「一風堂」監修のラーメン店が人気 人通りが少ないところで、なぜ?:週末に「へえ」な話(2/3 ページ)
秋田県男鹿市といえば「なまはげ」で有名だが、人口減に悩まされている。駅前のにぎわいはすっかり消えてしまったが、今年の7月にラーメン店が誕生した。その背景を取材したところ……。
ラーメンは共同開発
ラーメン店は、23年7月にオープンした。場所は男鹿駅の近くで、店の名前は「おがや」。メニューは「男鹿塩ラーメン」(920円)のみ。
このような話を聞くと「でも駅前ってさびれているんでしょ。人があまりいない場所で店を開いても、たいしてもうからないでしょ」などと思われたかもしれないが、いまのところ順調に運営しているようだ。
オープン日は営業が始まる前にもかかわらず、店の前に30〜40人ほどが並んだ。「普段、男鹿の駅前は人がほとんどいません。そういった環境なのに『どこから人が来たんだろう?』と思えるくらい次々に来店していただきました」(岡住さん)と振り返る。
以前はあったけれど、いまはない。そんなところにラーメン店ができたので、興味本位で来店した人が多かったのかもしれない。ご祝儀相場のような形で、しばらくは「どんな味なのかな?」といった人が訪れるかもしれない。しかし、一巡すると、落ち着いて、やがて閑古鳥が……。といったケースも想定されるが、この店は違ったようだ。
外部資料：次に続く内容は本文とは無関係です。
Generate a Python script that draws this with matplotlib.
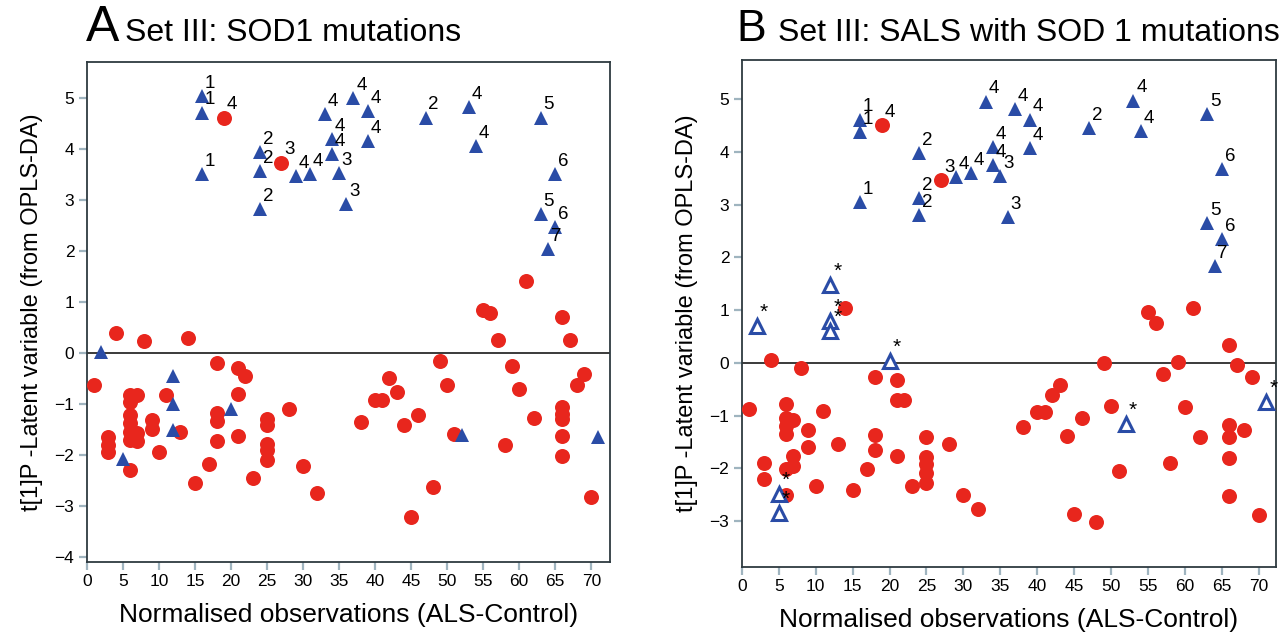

オープンしてから2〜3カ月がたっても、営業が始まる前から行列ができることも珍しくない。営業時間は午前11時からで、スープがなくなり次第終了となる。平日で50杯、週末に100杯ほどを仕込んでいるが、2〜3時間で完売することが多いそうだ。
閑散とした場所に、なぜこれほど多くの人が訪れるのか。先ほど紹介したように、住民からの「食べたい」という声を聞いて、準備を進めていたわけだが、その途中である人と出会う。ラーメンチェーン「一風堂」を運営する力の源ホールディングスの幹部だ。
岡住さんはその人に「ラーメン店を始めようと思っているんです」と伝えたところ、「なんでも聞いてよ」と言われ、話はとんとん拍子に。秋田と男鹿の食材を送ったところ、「試作品ができたよ」との連絡が入る。本社がある福岡市に到着すると、目の前に塩ラーメンがでてきた。早速、口の中に含んだところ「おいしい!」という声が自然に出てきたそうだ。
その後、味を調整して、看板メニューの「男鹿塩ラーメン」が生まれた。いわゆる共同開発になるわけだが、店内を見ても「一風堂」の名前を目にすることはない。「資本関係がないのに、店内に『一風堂』さんの名前があれば、チェーン店のように思われるかもしれません。サポートはしていただいていますが、そこはきちんとわけて運営しています」(岡住さん)とのこと。